December 19, 2012 | Education, Health and Well-Being, Economic Opportunity
“What I learned from working with the poor”: Words of wisdom from nuns on the front lines of America
A holiday gift for you: Words of wisdom from nuns on the front lines of American life
By Aryanna Garber
"Inside every person is a better self."
When the temperature drops and living on the streets of Spokane becomes unbearable, women with nowhere else to turn know they can find hot showers, warm food and respect at Women’s Hearth. Founded in 1991 by Sister Cathy Beckley, the center—open to both homeless and low-income women—offers its clients dozens of classes, as well as a supportive community to help get them back on their feet.
In today’s brutal economy, women are particularly suffering, says Sister Cathy. “Women are more likely to live below the federal poverty line than men, regardless of age, race or ethnicity,” she says. “This gap between men and women is bigger in the U.S. than any other country in the western world. Even more shocking – 13 percent of women over 75 years old are poor compared to just 6 percent of men.”
The work is hard, but the rewards are in the results. “For me, just to have a heart for other people and to see them grow and to give back is the most fulfilling feeling,” Sister Cathy says. “Inside every person is a better self, and whether you have faith or not, that inner self can come forward to make a difference.”
To learn more about Sister Cathy, the Women’s Hearth, and Transitions, its parent organization, visit: www.help4women.org
"Learn, learn, learn all your lives…the world is yours!"
For the students who attend all-girls Aquinas High School in the Bronx, college isn’t necessarily a given. After all, 50 percent of them come from families below the poverty line. But those statistics don’t daunt Sister Bea McMahon, who has taught there for 25 years and is heavily involved with the school’s outreach program. Thanks to that program, more than 95 percent of the school’s graduates go on to earn college degrees. “I can’t think of many things I’d rather do than raise funds to help young women of needy families receive a great start to a higher education and career,” says Sister Bea.
One of the school’s success stories: Julissa Reynoso, who was born in the Dominican Republic. A 1994 Aquinas grad, she went on to Harvard and is now the ambassador to Uruguay—the first Dominican woman to become a US ambassador and the youngest US ambassador in the world. When she returned to Aquinas to speak to students, Reynoso showed she had absorbed Sister Bea’s lessons well: “Learn, learn, learn all your lives,” Reynoso told the high schoolers. “The world is yours!”

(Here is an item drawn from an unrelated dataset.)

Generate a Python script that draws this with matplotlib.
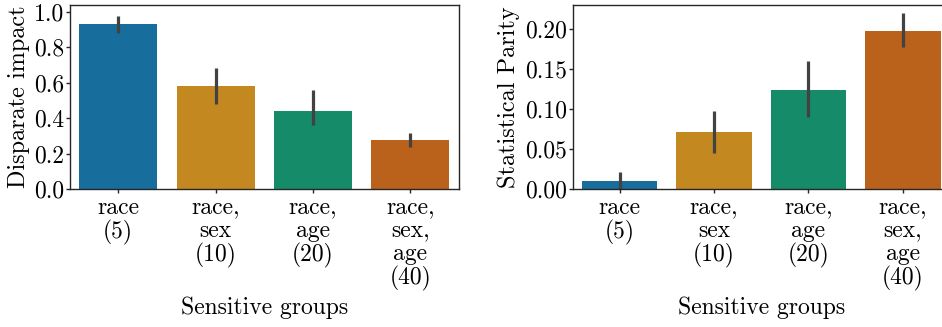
import matplotlib
matplotlib.use("Agg")
import matplotlib.pyplot as plt
import seaborn as sns
import numpy as np

# group labels on the x axis
groups = ["race\n(5)", "race,\nsex\n(10)", "race,\nage\n(20)", "race,\nsex,\nage\n(40)"]

# disparate impact: mean and CI bounds
di_mean = [0.932, 0.582, 0.441, 0.277]
di_lo = [0.883, 0.482, 0.362, 0.237]
di_hi = [0.980, 0.684, 0.558, 0.315]

# statistical parity: mean and CI bounds
sp_mean = [0.0100, 0.0711, 0.1235, 0.1971]
sp_lo = [0.0005, 0.0449, 0.0902, 0.1775]
sp_hi = [0.0208, 0.0973, 0.1593, 0.2192]

plt.rcParams['font.family'] = 'cmr10'
plt.rcParams['mathtext.fontset'] = 'cm'
plt.rcParams['axes.formatter.use_mathtext'] = True

FS = 17
colors = [sns.desaturate(c, 0.75) for c in sns.color_palette("colorblind", 4)]

fig = plt.figure(figsize=(9.42, 3.27), dpi=100)
W, H = 942, 327
ax1 = fig.add_axes([69.5 / W, 138 / H, (459 - 69.5) / W, 183.7 / H])
ax2 = fig.add_axes([572.5 / W, 138 / H, (950 - 572.5) / W, 183.7 / H])


def draw(ax, mean, lo, hi, ylabel, ylim, yticks, fmt, lpad):
    x = np.arange(len(mean))
    mean = np.array(mean)
    err = np.array([mean - np.array(lo), np.array(hi) - mean])
    ax.bar(x, mean, width=0.8, color=colors)
    ax.errorbar(x, mean, yerr=err, fmt='none', ecolor='#424242', elinewidth=2.3, capsize=0)
    ax.set_xlim(-0.5, len(mean) - 0.5)
    ax.set_ylim(*ylim)
    ax.set_yticks(yticks)
    ax.set_yticklabels([fmt.format(v) for v in yticks], fontsize=FS)
    ax.set_xticks(x)
    ax.set_xticklabels(groups, fontsize=FS, linespacing=1.05)
    ax.set_xlabel("Sensitive groups", fontsize=FS, labelpad=4)
    ax.set_ylabel(ylabel, fontsize=17.5, labelpad=lpad)
    for s in ax.spines.values():
        s.set_color('#262626')
        s.set_linewidth(1.0)
    ax.tick_params(length=3.0, width=1.0, color='#262626')
    ax.tick_params(axis='y', pad=1)
    ax.tick_params(axis='x', pad=2.5)


draw(ax1, di_mean, di_lo, di_hi, "Disparate impact", (0, 1.038),
     [0.0, 0.2, 0.4, 0.6, 0.8, 1.0], "{:.1f}", 3)
draw(ax2, sp_mean, sp_lo, sp_hi, "Statistical Parity", (0, 0.2291),
     [0.0, 0.05, 0.10, 0.15, 0.20], "{:.2f}", 3.5)

fig.savefig("out.png", dpi=100)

Giving back is second nature to these students. Just recently, they started a program to collect money for the Hurricane Sandy Relief Fund. Sister Bea says that’s just what she expects Aquinas girls to be: “Confident, knowledgeable, and committed to building a better world.”
To learn more about Aquinas High School and how to help, visit: www.aquinashs.org
"Change takes time."
How do you help another person transform her life? Patience, trust and something Sister Pat Dowling calls “accompaniment.”
Accompaniment, says Sister Pat—founder of the Women’s Resource Center in Baltimore, which provides food, shelter and counseling to women in need—means “being with, as opposed to doing for.” It means assisting the person as they find their own path to transformation. “We expect change to happen immediately, and many people who volunteer often get frustrated if they can’t see improvements right away,” she says. “But we need to allow people to take steps as they are able. We are there to accompany them.”
A member of the Sisters of Bon Secours, Sister Pat got the inspiration to start the center in 1997. “I thought to myself, wouldn’t it be wonderful to offer women a place where they can first and foremost receive hospitality and the opportunity to form meaningful relationships.”
Her faith and her work keep her optimistic. “During these tough times there is a general level of anxiety and despair, but the Center can stand as a beacon of hope, a place to go with people who care and are willing to walk with you.”